Girls Elite defenders Simmrin Dhaliwal and Rachel Jones, for example, both helped Canada reach the quarterfinals of the 2014 FIFA U-17 Women’s World Cup. And Girls Elite graduate Emma Fletcher was called up to the recent Canadian women’s U-20 national team camp as they ramp up preparations for the 2014 FIFA U-20 Women’s World Cup, which Canada is also hosting in August.

And at an even younger level, six BC Soccer Premier League players who have been training at the Whitecaps FC Vancouver Academy Centre recently took part in a U-13 to U-15 talent ID camp – part of the Canadian women’s national team’s EXCEL program.

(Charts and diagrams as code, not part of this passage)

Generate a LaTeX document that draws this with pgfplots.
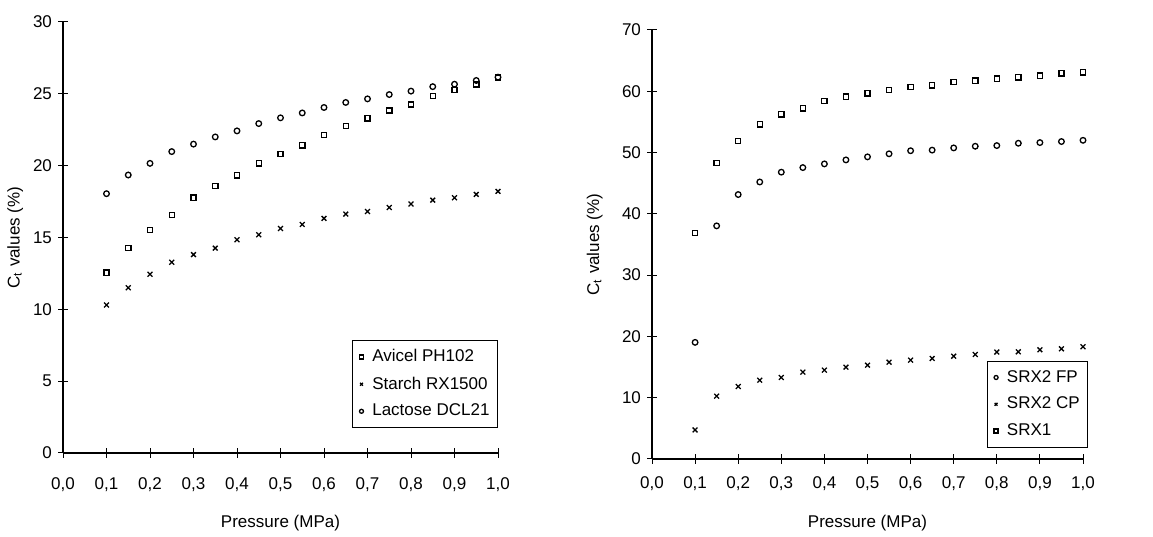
\documentclass[border=0pt]{standalone}
\usepackage{pgfplots}
\pgfplotsset{compat=1.18}
\usepackage{fontspec}
\setmainfont{Liberation Sans}
\begin{document}
\fontsize{8.5}{10}\selectfont
\begin{tikzpicture}
\pgfplotsset{
  myax/.style={
    scale only axis,
    axis x line*=bottom, axis y line*=left,
    xmin=0, xmax=1, 
    xtick={0,0.1,...,1.01},
    /pgf/number format/assume math mode=true,
    /pgf/number format/.cd, fixed, fixed zerofill, precision=1, use comma, /pgfplots/.cd,
    yticklabel style={/pgf/number format/precision=0, /pgf/number format/fixed zerofill=false},
    tick align=center,
    major tick length=5pt,
    tick style={black, line width=0.5pt},
    axis line style={line width=0.6pt},
    ticklabel style={font=\fontsize{8.5}{10}\selectfont},
    label style={font=\fontsize{8.5}{10}\selectfont},
    legend style={font=\fontsize{8.5}{10}\selectfont, draw=black, line width=0.5pt, inner xsep=2pt, inner ysep=2.5pt, row sep=2.2pt, legend cell align=left},
    legend image code/.code={\path[draw=none,fill=none] (0,0) -- (0.2cm,0); \path[draw=none,fill=none] plot[only marks, mark size=1.0pt, mark options={draw=black}] coordinates {(0.08cm,0cm)};},
    every axis plot/.append style={only marks, black, line width=0.65pt},
    xlabel={Pressure (MPa)},
    ylabel={C\textsubscript{t} values (\%)},
  }
}
\path (0,0) rectangle (576.5pt,268pt);
\begin{axis}[myax,
  at={(31.5pt,41.5pt)}, anchor=south west,
  width=217.5pt, height=215.5pt,
  ymin=0, ymax=30, ytick={0,5,...,30},
  xticklabel style={yshift=-7pt},
  xlabel style={at={(axis description cs:0.5,-0.162)},anchor=center},
  ylabel style={at={(axis description cs:-0.11,0.5)},anchor=center},
  legend style={at={(axis description cs:1,0.058)}, anchor=south east},
]
\addplot[mark=square, mark size=1.3pt] coordinates {
(0.10,12.55) (0.15,14.26) (0.20,15.51) (0.25,16.58) (0.30,17.77) (0.35,18.60) (0.40,19.33) (0.45,20.16) (0.50,20.81) (0.55,21.42) (0.60,22.14) (0.65,22.77) (0.70,23.30) (0.75,23.84) (0.80,24.26) (0.85,24.84) (0.90,25.26) (0.95,25.65) (1.00,26.14)};
\addlegendentry{Avicel PH102}
\addplot[mark=x, mark size=1.7pt] coordinates {
(0.10,10.30) (0.15,11.50) (0.20,12.44) (0.25,13.28) (0.30,13.81) (0.35,14.26) (0.40,14.84) (0.45,15.19) (0.50,15.63) (0.55,15.91) (0.60,16.33) (0.65,16.63) (0.70,16.81) (0.75,17.09) (0.80,17.33) (0.85,17.60) (0.90,17.77) (0.95,18.00) (1.00,18.21)};
\addlegendentry{Starch RX1500}
\addplot[mark=o, mark size=1.4pt] coordinates {
(0.10,18.05) (0.15,19.35) (0.20,20.16) (0.25,20.98) (0.30,21.50) (0.35,22.00) (0.40,22.42) (0.45,22.93) (0.50,23.33) (0.55,23.67) (0.60,24.05) (0.65,24.40) (0.70,24.65) (0.75,24.95) (0.80,25.19) (0.85,25.50) (0.90,25.67) (0.95,25.93) (1.00,26.16)};
\addlegendentry{Lactose DCL21}
\end{axis}
\begin{axis}[myax,
  at={(326pt,38.5pt)}, anchor=south west,
  width=215.5pt, height=214.5pt,
  ymin=0, ymax=70, ytick={0,10,...,70},
  xticklabel style={yshift=-3.5pt},
  xlabel style={at={(axis description cs:0.5,-0.149)},anchor=center},
  ylabel style={at={(axis description cs:-0.133,0.5)},anchor=center},
  legend style={at={(axis description cs:1.012,0.026)}, anchor=south east},
]
\addplot[mark=o, mark size=1.4pt] coordinates {
(0.10,19.03) (0.15,38.04) (0.20,43.15) (0.25,45.20) (0.30,46.80) (0.35,47.55) (0.40,48.15) (0.45,48.80) (0.50,49.30) (0.55,49.80) (0.60,50.30) (0.65,50.40) (0.70,50.76) (0.75,51.03) (0.80,51.14) (0.85,51.52) (0.90,51.63) (0.95,51.80) (1.00,52.00)};
\addlegendentry{SRX2 FP}
\addplot[mark=x, mark size=1.7pt] coordinates {
(0.10,4.74) (0.15,10.25) (0.20,11.83) (0.25,12.86) (0.30,13.30) (0.35,14.17) (0.40,14.50) (0.45,14.99) (0.50,15.31) (0.55,15.80) (0.60,16.13) (0.65,16.40) (0.70,16.78) (0.75,17.06) (0.80,17.44) (0.85,17.49) (0.90,17.82) (0.95,17.98) (1.00,18.31)};
\addlegendentry{SRX2 CP}
\addplot[mark=square, mark size=1.3pt] coordinates {
(0.10,36.85) (0.15,48.26) (0.20,51.85) (0.25,54.62) (0.30,56.25) (0.35,57.23) (0.40,58.42) (0.45,59.13) (0.50,59.67) (0.55,60.22) (0.60,60.71) (0.65,60.98) (0.70,61.52) (0.75,61.74) (0.80,62.07) (0.85,62.28) (0.90,62.55) (0.95,62.93) (1.00,63.10)};
\addlegendentry{SRX1}
\end{axis}
\end{tikzpicture}
\end{document}
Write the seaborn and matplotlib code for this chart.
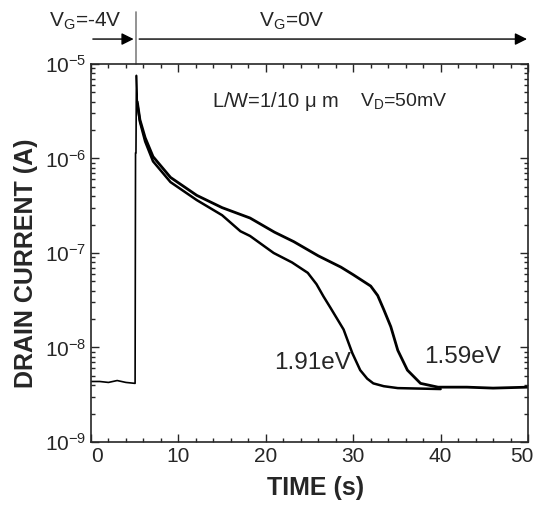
import numpy as np
import pandas as pd
import matplotlib.pyplot as plt
import matplotlib.transforms as mtransforms
import seaborn as sns

# values (time in s, log10 of drain current in A)
t_pre = [0.0, 1.0, 2.0, 3.0, 4.0, 5.05, 5.1, 5.15, 5.2, 5.3]
logi_pre = [-8.36, -8.36, -8.37, -8.35, -8.37, -8.38, -5.94, -5.94, -5.12, -5.4]

t_159 = [5.3, 5.6, 6.2, 7.1, 9.1, 12.1, 15.0, 18.2, 21.0, 23.2, 26.0, 28.6,
         30.0, 31.0, 32.0, 32.8, 33.5, 34.3, 35.1, 36.2, 37.7, 39.7, 43.0,
         46.0, 50.0]
logi_159 = [-5.4, -5.59, -5.78, -5.98, -6.2, -6.39, -6.52, -6.63, -6.78, -6.88,
            -7.03, -7.15, -7.23, -7.29, -7.35, -7.45, -7.6, -7.78, -8.03, -8.24,
            -8.38, -8.42, -8.42, -8.43, -8.42]

t_191 = [5.3, 5.6, 6.2, 7.1, 9.1, 12.1, 15.0, 17.1, 18.2, 20.9, 23.0, 24.8,
         25.8, 26.6, 27.4, 28.9, 29.9, 30.8, 31.6, 32.3, 33.5, 35.1, 40.0]
logi_191 = [-5.42, -5.61, -5.82, -6.03, -6.25, -6.44, -6.6, -6.77, -6.82, -7.0,
            -7.1, -7.21, -7.33, -7.46, -7.58, -7.81, -8.06, -8.24, -8.33, -8.38,
            -8.41, -8.43, -8.44]

x_ticks = [0, 10, 20, 30, 40, 50]
y_ticks = [1e-9, 1e-8, 1e-7, 1e-6, 1e-5]
y_ticklabels = ['10$^{-9}$', '10$^{-8}$', '10$^{-7}$', '10$^{-6}$', '10$^{-5}$']

sns.set_style('ticks')
plt.rcParams['font.family'] = ['Liberation Sans', 'DejaVu Sans']
plt.rcParams['mathtext.default'] = 'regular'

fig = plt.figure(figsize=(5.35, 5.08), dpi=100)
ax = fig.add_axes([0.170, 0.130, 0.817, 0.744])

pre = pd.DataFrame({'t': t_pre, 'I': 10 ** np.array(logi_pre)})
c159 = pd.DataFrame({'t': t_159, 'I': 10 ** np.array(logi_159)})
c191 = pd.DataFrame({'t': t_191, 'I': 10 ** np.array(logi_191)})

sns.lineplot(data=pre, x='t', y='I', ax=ax, color='black', lw=1.2,
             estimator=None, sort=False)
sns.lineplot(data=c159, x='t', y='I', ax=ax, color='black', lw=2.0,
             estimator=None, sort=False)
sns.lineplot(data=c191, x='t', y='I', ax=ax, color='black', lw=1.8,
             estimator=None, sort=False)

ax.set_yscale('log')
ax.set_xlim(0, 50)
ax.set_ylim(1e-9, 1e-5)
ax.set_xticks(x_ticks)
ax.set_xticks(np.arange(0, 51, 2), minor=True)
ax.set_yticks(y_ticks)
ax.set_yticklabels(y_ticklabels)
ax.tick_params(which='both', direction='in', top=True, right=True, labelsize=15)
ax.tick_params(which='major', length=6, width=1)
ax.tick_params(which='minor', length=3, width=1)
for s in ax.spines.values():
    s.set_linewidth(1.2)

# first and last x labels sit a little inward, as in the reference
xl = ax.get_xticklabels()
xl[0].set_transform(xl[0].get_transform() + mtransforms.ScaledTranslation(6 / 100, 0, fig.dpi_scale_trans))
xl[-1].set_transform(xl[-1].get_transform() + mtransforms.ScaledTranslation(-6 / 100, 0, fig.dpi_scale_trans))

ax.set_xlabel('TIME (s)', fontsize=18, fontweight='bold', labelpad=10)
ax.set_ylabel('DRAIN CURRENT (A)', fontsize=18, fontweight='bold')
ax.xaxis.set_label_coords(0.513, -0.09)
ax.yaxis.set_label_coords(-0.12, 0.474)

# gate bias arrows above the axes
tr = ax.get_xaxis_transform()
ax.annotate('', xy=(5.2, 1.066), xytext=(-0.1, 1.066), xycoords=tr, textcoords=tr,
            arrowprops=dict(arrowstyle='-|>', color='black', lw=1, mutation_scale=18),
            annotation_clip=False)
ax.annotate('', xy=(50.2, 1.066), xytext=(5.2, 1.066), xycoords=tr, textcoords=tr,
            arrowprops=dict(arrowstyle='-|>', color='black', lw=1, mutation_scale=18),
            annotation_clip=False)
ax.plot([5.2, 5.2], [1.0, 1.138], transform=tr, color='gray', lw=1.2, clip_on=False)
ax.text(-0.6, 1.085, 'V$_G$=-4V', transform=tr, ha='center', va='bottom', fontsize=15)
ax.text(23.0, 1.085, 'V$_G$=0V', transform=tr, ha='center', va='bottom', fontsize=15)

ax.text(13.9, 10 ** -5.40, 'L/W=1/10 $\\mu$ m', ha='left', va='center', fontsize=14.5)
ax.text(30.8, 10 ** -5.39, 'V$_D$=50mV', ha='left', va='center', fontsize=14)
ax.text(20.9, 10 ** -8.16, '1.91eV', ha='left', va='center', fontsize=17.5)
ax.text(38.1, 10 ** -8.10, '1.59eV', ha='left', va='center', fontsize=17.5)

fig.savefig('out.png', dpi=100)
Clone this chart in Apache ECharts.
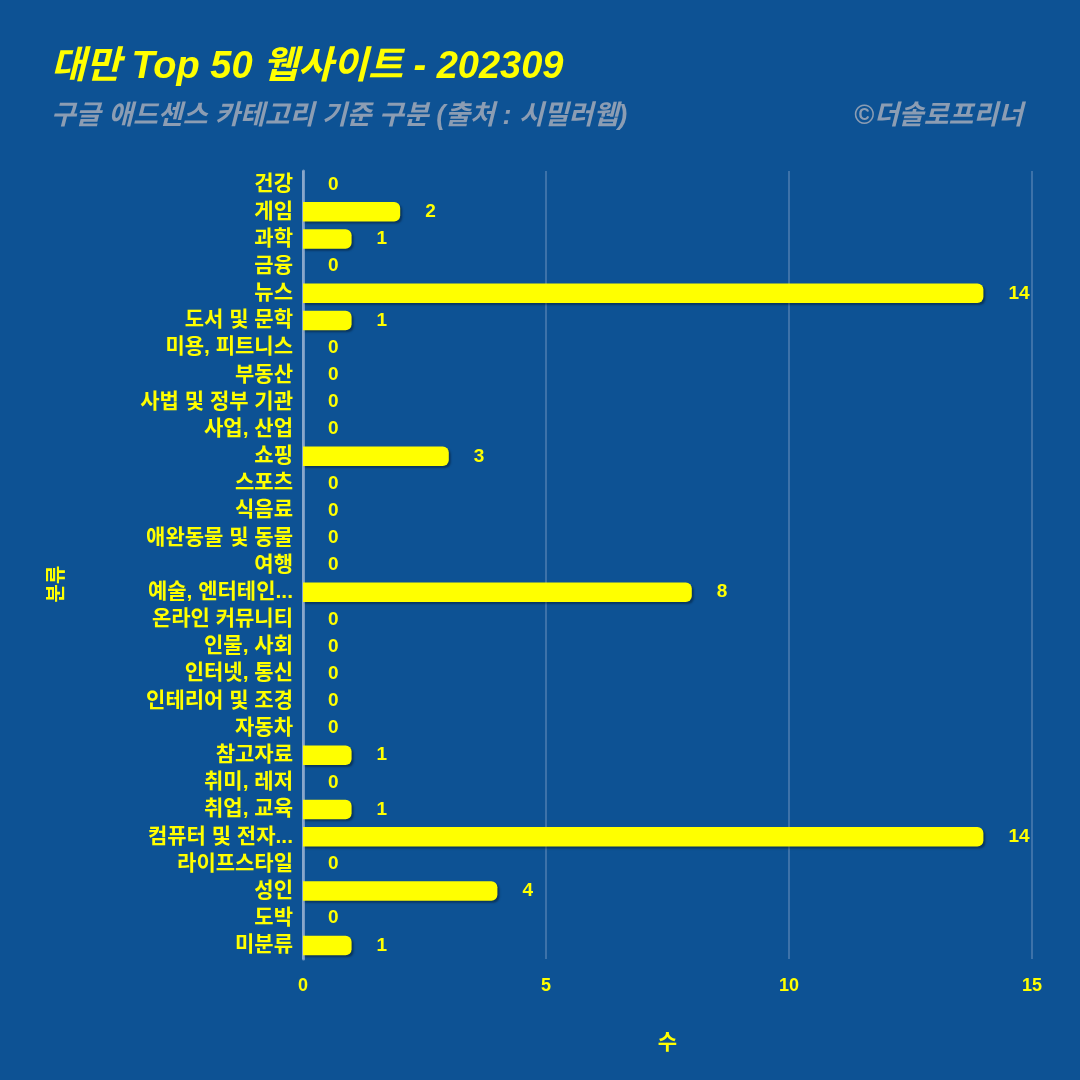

“One of our main objectives is trying to connect and produce players for youth national teams to hopefully reach what the Canadian Soccer Association is looking for, and that’s the gold medal standard player,” said Whitecaps FC Girls Elite head coach Jesse Symons. “We’re really trying to establish players that have the goal, objective, and passion to play at that level and do well at that level.”

Symons said he’s in regular communication with Canadian women’s U-17 head coach Bev Priestman and U-20 head coach Andrew Olivieri to make sure Whitecaps FC and the CSA are working together to produce to next generation of Canadian talent.

“It’s huge just to learn what types of players they’re looking for and what they feel the players need within the BC region maybe in relation to other parts of the country,” Symons said. “And even more so, up against the Germanies, the Japans, the USAs, the benchmarks. It’s making sure we’re producing players that can not only fit in the national team environment, but excel there.”

And Herdman, who applauded the philosophy of Whitecaps FC's Girls Elite program, said that type of collaboration fits into the two mandates he established when he took over the women's national team head coaching position back in 2012. Those mandates were building an infrastructure that leads to the women's national team and establishing a fully aligned system at the national, regional, and provincial levels. 

"It’s a big task, a big undertaking," Herdman said, "but I think in two years time everyone is going to see the fruits of our labour."

In the meantime, soccer fans in Canada just have the U-20 Women's World Cup and Women's World Cup to look forward to. And all the excitement surrouding these events is really starting to put “elite level women's soccer on the map” in Canada, Symons said. 

“It’s going to really open everyone’s eyes as to what’s out there and what kids can strive for.”